Although I finished reading this book almost two weeks ago, I have delayed in writing a review for it because I was not sure that I could find the right words to describe it. Today, a beautiful rainy day at my home in Savannah, Georgia, brought those words to me. The most concise way in which I can describe the story this book tells is to say that it is like a series of baptisms which just won’t take and hold.
Again and again the central protagonist is soaked through by the water but again and again he is unable to find redemption and a renewal of life. Even the most powerful baptism event in the book, his triple immersion in the river, is unable to affect a true regeneration. Although the event leads to a transformation, as the protagonist sheds his military uniform and heads to Switzerland for a new life, he wonders, just after the baptism, where the priest is, indicating that even this baptism is in some sense incomplete and incapable of bringing about a total transformation.
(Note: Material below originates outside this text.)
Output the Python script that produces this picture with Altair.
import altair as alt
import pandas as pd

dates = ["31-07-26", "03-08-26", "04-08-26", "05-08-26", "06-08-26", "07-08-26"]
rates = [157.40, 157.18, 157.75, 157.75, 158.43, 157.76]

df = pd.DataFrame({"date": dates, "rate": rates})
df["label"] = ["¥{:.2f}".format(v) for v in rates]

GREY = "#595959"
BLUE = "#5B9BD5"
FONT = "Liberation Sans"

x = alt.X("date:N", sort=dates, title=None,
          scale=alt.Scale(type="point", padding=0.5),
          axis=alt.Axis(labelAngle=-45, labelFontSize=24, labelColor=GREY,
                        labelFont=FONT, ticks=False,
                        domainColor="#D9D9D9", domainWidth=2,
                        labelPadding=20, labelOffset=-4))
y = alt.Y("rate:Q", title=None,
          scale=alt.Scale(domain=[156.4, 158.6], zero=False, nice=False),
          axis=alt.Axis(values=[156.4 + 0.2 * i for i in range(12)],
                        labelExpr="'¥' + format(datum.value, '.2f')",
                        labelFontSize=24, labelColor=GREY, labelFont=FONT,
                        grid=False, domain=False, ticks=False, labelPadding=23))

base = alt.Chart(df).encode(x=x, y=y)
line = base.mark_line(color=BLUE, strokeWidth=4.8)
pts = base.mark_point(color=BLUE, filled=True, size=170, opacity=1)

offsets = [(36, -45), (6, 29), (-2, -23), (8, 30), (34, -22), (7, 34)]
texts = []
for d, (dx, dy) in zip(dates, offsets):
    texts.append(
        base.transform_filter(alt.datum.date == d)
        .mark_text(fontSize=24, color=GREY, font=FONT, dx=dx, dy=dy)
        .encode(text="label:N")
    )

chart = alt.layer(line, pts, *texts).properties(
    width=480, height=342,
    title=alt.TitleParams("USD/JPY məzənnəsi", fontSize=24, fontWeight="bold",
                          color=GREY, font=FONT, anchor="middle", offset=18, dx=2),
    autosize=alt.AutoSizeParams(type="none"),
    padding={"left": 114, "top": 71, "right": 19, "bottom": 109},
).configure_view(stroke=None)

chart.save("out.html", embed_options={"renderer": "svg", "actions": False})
Finally, the new life he escapes to proves to be of the same sort as the old, pervaded by suffering and culminating in a meaningless death.
Hemingway has written what may be the perfect nihilist novel. In this, it is the perfect novel of World War I and the standard for all of us who, a hundred years later, still live in the wake of that world-shattering event. Perhaps, however, there is, within its perfection of nihilism, a glimmer of hope offered, a transcending of nihilism of which we catch just a glimpse. It is nihilism made beautiful.
My rating: 4 of 5 stars
This wonderful, succinct little book is merely the story of an old man who caught a big fish. Beyond the surface, though, lies a wealth of symbolism, a depth of meaning, and a plethora of items for contemplation. Santiago, the “old man” of the title, is viewed as especially unlucky due to his frequent and very long streaks without catching a fish. When he goes out alone one day, however, he able to catch a shockingly large marlin. He spend the next day and more struggling with the fish, coming to grips with himself through his struggle with the fish.
In the story, Hemingway gives clear indications that Santiago is a Christ-figure, a hero who suffers. What makes Hemingway’s telling unique, however, is that there is no resurrection and there is no gospel. Rather than a return from death or unluck, Santiago instead experiences his “crucifixion” only to prepare for yet another. In addition, because he was alone during his struggle, there is no one to accurately tell his story, to sing his epic or spread his gospel. There is only more silent suffering.